The 2004 fire season ranks No.1 in Alaska in terms of overall acreage burned at 6,590,140 acres. There were a total of 701 fires that year, which ranks No. 8 on the list of the most wildfires Alaska has recorded in a season dating back to 1939.
So far this season, an estimated 1,884,760 acres have been burned by a total of 617 fires, according to the Alaska Interagency Coordination Center in Fairbanks. That includes a record 1,875,984 acres that were burned by 404 fires in June, shattering the 2004 record of 1,153,258 acres burned in 216 fires.
But it was the month of July in 2004 when the acreage totals really began to take off. In 2004, a total of 187 fires burned 3,216,481 acres in July alone, an average of almost 104,000 acres a day.

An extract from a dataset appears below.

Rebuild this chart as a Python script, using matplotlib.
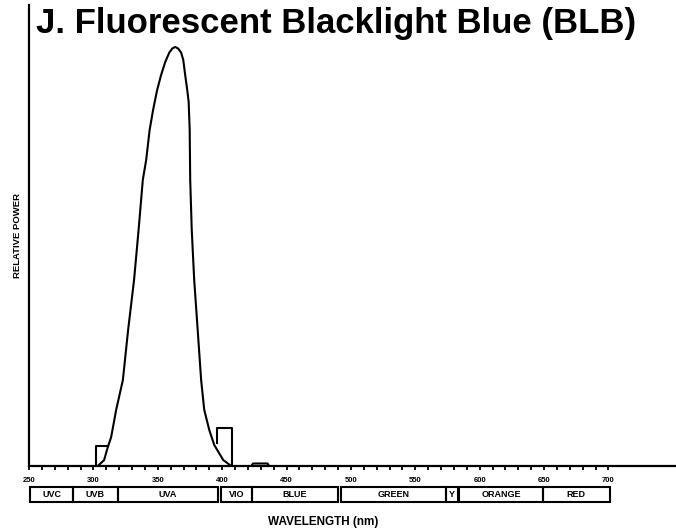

That included a record 481,750 acres on July 2 and 305,318 acres on July 13.
In July 2004, there were 13 days in which more than 100,000 acres burned, including a stretch of six straight days from July 12-17 that topped 100,000 acres a day.
The fires didn’t go out at the end of July, either, in 2004. Another 2.2+ million acres burned in August, September and October that year.
The way things have been going, though, this season does stand a chance at challenging the record for the most fires in a season. That number is 924 in 1986.
Fire activity has slowed down a little bit the last few days with cooler temperatures and rain in many areas but there are still almost 300 fires – 297 to be exact -burning in Alaska and it will take more than a little bit of rain to put them out.
On top of that, weather forecasters are predicting warmer, drier weather to move back into the state by the weekend and temperatures in the Interior could climb back into the 80s like they did a couple weeks ago when we had our big lightning bust, which resulted in approximately 250 new fires over a five-day period.
Hang on to your hoses. It could be an interesting summer.